- Pitcher
- Born: December 3, 1939 Brooklyn, New York, U.S.
- Died: July 1, 1998 (aged 58) New Canaan, Connecticut, U.S.
- Batted: LeftThrew: Left

MLB debut
- April 19, 1964, for the Boston Red Sox

Last MLB appearance
- September 5, 1967, for the Cleveland Indians

MLB statistics
- Win–loss record: 6–12
- Earned run average: 5.88
- Strikeouts: 118
- Innings pitched: 130
- Stats at Baseball Reference

Teams
- Boston Red Sox (1964); Cleveland Indians (1967);

= Ed Connolly (pitcher) =

American baseball player (1939–1998)

Edward Joseph Connolly Jr. (December 3, 1939 – July 1, 1998) was an American pitcher in Major League Baseball who played for the Boston Red Sox (1964) and Cleveland Indians (1967). Listed as 6 ft 1 in tall and 190 lb, Connolly batted and threw left-handed. He was born in Brooklyn, New York. His father, Ed Sr., a catcher, also played briefly in the majors.
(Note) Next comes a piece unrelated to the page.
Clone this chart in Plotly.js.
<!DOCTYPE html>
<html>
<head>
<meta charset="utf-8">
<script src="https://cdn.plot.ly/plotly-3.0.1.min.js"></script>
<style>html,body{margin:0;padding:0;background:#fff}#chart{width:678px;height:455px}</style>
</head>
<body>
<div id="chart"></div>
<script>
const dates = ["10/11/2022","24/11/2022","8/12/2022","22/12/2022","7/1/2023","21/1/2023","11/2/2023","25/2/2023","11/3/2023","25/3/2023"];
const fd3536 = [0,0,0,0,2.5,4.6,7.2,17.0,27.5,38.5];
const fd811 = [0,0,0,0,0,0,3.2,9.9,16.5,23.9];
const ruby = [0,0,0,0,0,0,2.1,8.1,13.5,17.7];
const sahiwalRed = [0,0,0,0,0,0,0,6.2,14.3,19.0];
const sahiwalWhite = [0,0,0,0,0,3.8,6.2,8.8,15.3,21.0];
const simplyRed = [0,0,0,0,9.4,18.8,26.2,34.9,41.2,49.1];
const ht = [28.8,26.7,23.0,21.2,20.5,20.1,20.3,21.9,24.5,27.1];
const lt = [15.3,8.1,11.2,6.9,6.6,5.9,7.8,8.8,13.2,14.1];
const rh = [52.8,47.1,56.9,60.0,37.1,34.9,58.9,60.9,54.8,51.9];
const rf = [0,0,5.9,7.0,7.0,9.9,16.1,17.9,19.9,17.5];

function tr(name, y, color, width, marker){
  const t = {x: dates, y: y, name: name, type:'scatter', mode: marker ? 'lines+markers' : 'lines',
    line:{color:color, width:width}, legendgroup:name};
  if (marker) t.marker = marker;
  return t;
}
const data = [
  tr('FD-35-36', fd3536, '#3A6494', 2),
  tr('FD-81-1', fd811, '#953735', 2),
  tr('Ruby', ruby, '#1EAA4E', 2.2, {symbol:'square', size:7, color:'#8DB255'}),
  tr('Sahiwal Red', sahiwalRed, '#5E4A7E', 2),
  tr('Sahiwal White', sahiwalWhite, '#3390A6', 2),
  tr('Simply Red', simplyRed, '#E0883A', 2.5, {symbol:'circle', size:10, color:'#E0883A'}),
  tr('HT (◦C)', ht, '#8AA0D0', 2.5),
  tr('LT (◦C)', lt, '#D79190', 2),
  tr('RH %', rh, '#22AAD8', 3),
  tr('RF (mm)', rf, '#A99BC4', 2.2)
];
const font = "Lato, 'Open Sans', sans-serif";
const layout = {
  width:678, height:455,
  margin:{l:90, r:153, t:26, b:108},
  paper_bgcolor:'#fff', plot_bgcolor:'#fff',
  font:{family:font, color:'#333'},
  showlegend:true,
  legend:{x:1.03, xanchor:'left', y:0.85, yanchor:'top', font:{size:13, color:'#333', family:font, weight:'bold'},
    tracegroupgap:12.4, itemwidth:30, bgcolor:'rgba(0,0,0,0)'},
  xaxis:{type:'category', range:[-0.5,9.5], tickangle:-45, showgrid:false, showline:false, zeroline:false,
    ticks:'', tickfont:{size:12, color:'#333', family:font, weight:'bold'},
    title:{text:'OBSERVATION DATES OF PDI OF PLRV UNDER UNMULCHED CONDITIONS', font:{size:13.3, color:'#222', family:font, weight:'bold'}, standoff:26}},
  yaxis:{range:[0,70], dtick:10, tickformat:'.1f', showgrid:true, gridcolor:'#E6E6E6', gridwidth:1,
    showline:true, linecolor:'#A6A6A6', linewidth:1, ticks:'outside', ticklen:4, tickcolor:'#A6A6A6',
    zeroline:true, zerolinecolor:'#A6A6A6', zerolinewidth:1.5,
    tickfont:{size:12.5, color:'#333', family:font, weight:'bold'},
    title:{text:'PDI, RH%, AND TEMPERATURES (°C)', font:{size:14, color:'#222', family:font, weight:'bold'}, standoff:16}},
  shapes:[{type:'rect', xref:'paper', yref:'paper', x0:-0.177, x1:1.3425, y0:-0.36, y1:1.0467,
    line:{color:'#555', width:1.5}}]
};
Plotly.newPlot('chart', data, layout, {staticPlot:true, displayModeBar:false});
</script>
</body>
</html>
Connolly attended the University of Massachusetts Amherst, and signed with the Red Sox before the 1961 season. In his two-season MLB career, Connolly posted a 6–12 record with 118 strikeouts and a 5.88 ERA in 42 appearances, including 19 starts, one complete game, one shutout, and 130 innings of work. He allowed 143 hits and 98 bases on balls. His shutout came on September 15, 1964, against the Kansas City Athletics at Fenway Park, a two-hit, 8–0 win in which Connolly fanned 12 hitters.

During his minor league career, Connolly struck out 192 batters in 167 innings in 1962 (a season he split between the Class D New York–Penn League and the Class B Carolina League), and he fanned 157 men in 162 innings in 1963 pitching in the Double-A Eastern League.

Connolly died in New Canaan, Connecticut, at the age of 58.